Researchers at University of California, Los Angeles (UCLA) led by radiologists Dr. Soheil Kooraki and Dr. Gholam Berenji compared the performance of F-18 DCFPyL-PET/CT and multiparametric MRI (mpMRI) for initial staging of men with high-risk prostate cancer and found imaging with the tracer detected more nodal and distant metastases and change treatment in approximately 44% of patients.
"PSMA PET is more sensitive in identifying nodal and distant metastases at initial staging of men with unfavorable intermediate or high-risk prostate cancer," Kooraki said.
F-18 DCFPyL (Pylarify, Lantheus), was approved by the U.S Food and Drug Administration on May 27, 2021, for the initial staging of high-risk cancer patients for therapy or in patients whose cancer appears to have returned after radiotherapy or radical prostatectomy.
In this study, Kooraki and colleagues analyzed data from an earlier open-label, prospective phase II trial in 150 patients that explored clinical applications of F-18 DCFPyL PET/CT. They identified 41 patients from the VA Greater Los Angeles Healthcare System who had also undergone mpMRI scans.
PET/CT scans were interpreted by two nuclear medicine physicians with more than 10 years of experience.
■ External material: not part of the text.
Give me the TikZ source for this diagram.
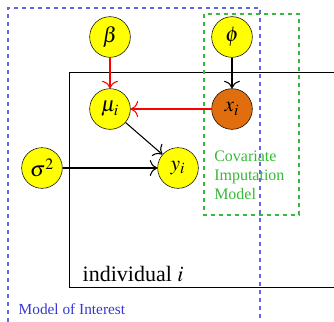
\documentclass[tikz,border=0pt]{standalone}
\usepackage{mathptmx}
\usepackage{fontspec}
\setmainfont{Liberation Serif}
\usetikzlibrary{arrows.meta,positioning}
\definecolor{nodeyellow}{rgb}{1.00,1.00,0.00}
\definecolor{covorange}{rgb}{0.88,0.43,0.06}
\definecolor{interestblue}{rgb}{0.40,0.40,0.86}
\definecolor{interesttext}{rgb}{0.22,0.22,0.82}
\definecolor{imputegreen}{rgb}{0.22,0.72,0.22}

\begin{document}
\begin{tikzpicture}[x=0.75pt,y=-0.75pt,
   var/.style={draw,circle,minimum size=30.5pt,inner sep=0pt,fill=nodeyellow,
               font=\fontsize{16}{18}\selectfont},
   arr/.style={-{To[length=2mm]},thick}]
  \useasboundingbox (0,0) rectangle (334,321);
  \clip (0,0) rectangle (334,321);
  % plate and model boxes
  \draw (340,72) -- (69,72) -- (69,287) -- (340,287);
  \draw[interestblue,dashed,thick] (8,330) -- (8,8) -- (260,8) -- (260,330);
  \draw[imputegreen,dashed,thick] (204,14) rectangle (299,215);
  \node[anchor=base west,font=\fontsize{16.5}{18}\selectfont] (ind) at (78,281) {individual $i$};
  \node[anchor=base west,text=interesttext,font=\fontsize{11.5}{13}\selectfont] (moi) at (14,314) {Model of Interest};
  \node[anchor=north west,align=left,inner sep=0pt,text=imputegreen,
        font=\fontsize{12}{14}\selectfont] (cim) at (214,151) {Covariate\\Imputation\\Model};
  % variables
  \node[var] (beta) at (110,37) {$\beta$};
  \node[var] (phi) at (232,37) {$\phi$};
  \node[var] (mu) at (110,109) {$\mu_i$};
  \node[var,fill=covorange] (x) at (232,109) {$x_i$};
  \node[var] (sig) at (42,168) {$\sigma^2$};
  \node[var] (y) at (178,168) {$y_i$};
  \draw[arr,red] (beta) -- (mu);
  \draw[arr] (phi) -- (x);
  \draw[arr,red] (x) -- (mu);
  \draw[arr] (mu) -- (y);
  \draw[arr] (sig) -- (y);
\end{tikzpicture}
\end{document}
To assess changes in patient management, referring physicians were asked to complete surveys within two weeks before and four weeks after reviewing the results of the F-18 DCFPyL PET/CT scans.
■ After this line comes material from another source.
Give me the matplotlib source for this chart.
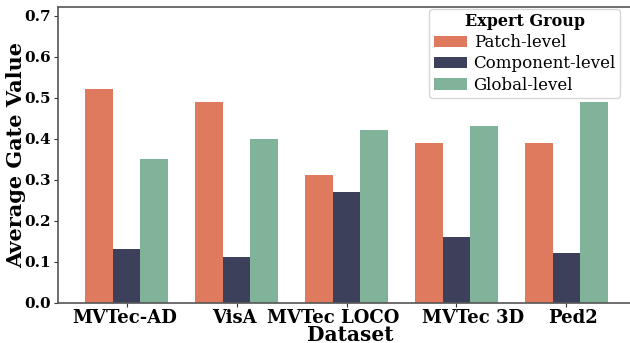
import matplotlib
matplotlib.use("Agg")
import matplotlib.pyplot as plt
import matplotlib.transforms as mtransforms
import numpy as np

datasets = ["MVTec-AD", "VisA", "MVTec LOCO", "MVTec 3D", "Ped2"]
patch = [0.52, 0.49, 0.31, 0.39, 0.39]
component = [0.13, 0.11, 0.27, 0.16, 0.12]
global_ = [0.35, 0.40, 0.42, 0.43, 0.49]
series_names = ["Patch-level", "Component-level", "Global-level"]
colors = ["#E07A5F", "#3D405B", "#81B29A"]

plt.rcParams['font.family'] = ['DejaVu Serif']

fig = plt.figure(figsize=(6.3, 3.43), dpi=100)
ax = fig.add_axes([58/630, 1 - 302.5/343, (635-58)/630, (302.5-6.7)/343])

x = np.arange(len(datasets))
w = 0.25
for i, (vals, name, c) in enumerate(zip([patch, component, global_], series_names, colors)):
    ax.bar(x + (i - 1) * w, vals, width=w, color=c, label=name)

ax.set_xlim(-0.623, 4.623)
ax.set_ylim(0, 0.722)
ax.set_xticks(x)
ax.set_xticklabels(datasets, fontsize=13, fontweight='bold')
ax.set_yticks(np.arange(0, 0.71, 0.1))
ax.set_yticklabels([f"{v:.1f}" for v in np.arange(0, 0.71, 0.1)], fontsize=11, fontweight='bold')
ax.tick_params(axis='both', length=3, width=0.8, color='#333333', pad=2)

# label offsets (pixels) to mimic reference placement
offsets_px = [-1.5, -2.5, -13.5, 17, 7]
for lab, dx in zip(ax.get_xticklabels(), offsets_px):
    lab.set_transform(lab.get_transform() + mtransforms.ScaledTranslation(dx / 100, 0, fig.dpi_scale_trans))

ax.set_xlabel("Dataset", fontsize=14.5, fontweight='bold')
ax.xaxis.set_label_coords((350.5 - 58) / (635 - 58), -0.0745)
ax.xaxis.label.set_va('top')
ax.set_ylabel("Average Gate Value", fontsize=15, fontweight='bold', labelpad=-1.5)
for s in ax.spines.values():
    s.set_color('#555555')
    s.set_linewidth(1.2)

leg = ax.legend(title="Expert Group", fontsize=12, title_fontproperties={'weight': 'bold', 'size': 11.5},
                loc='upper right', bbox_to_anchor=((620 - 58) / 577, 1 - 2.3 / 296), frameon=True,
                handlelength=2, borderpad=0.25, labelspacing=0.25, handletextpad=0.4, borderaxespad=0)
leg.get_frame().set_edgecolor('#cccccc')

fig.savefig("out.png", dpi=100)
Pelvic and distant lymph nodes were detected in 31.7% (13/41) and 7.3% (3/41) of individuals by F-18 DCFPyL PET/CT versus regional lymph nodes in 2.4% (1/41) on mpMRI. Skeletal metastasis was detected in 17.1% (7/41) by F-18 DCFPyL-PET/CT compared with 2.4% (1/41) by mpMRI, the researchers found.
|Pelvic lymph node
|Distant lymph node
"Overall, based on the results of F-18 DCFPyl PET/CT scan, staging was altered in 44.1% of patients," Kooraki said.
Image courtesy of Dr. Soheil Kooraki.
Clinicians at UCLA are performing targeted imaging biopsies by combining F-18 DCFPyL-PET/CT and mpMRI at the same time during initial staging to improve detection of tumors in these patients, Kooraki said. In addition to localization of intraprostatic lesions, F-18 DCFPyL- PET/CT has the advantage of depicting nodal and skeletal metastasis, he said.
"Acquiring DCFPyL PET/CT and MRI together can be beneficial for patient care in the diagnostic path of prostate cancer," Kooraki said.
Ultimately, however, long-term follow-up will be needed to determine whether this translates to better clinical outcomes, he concluded.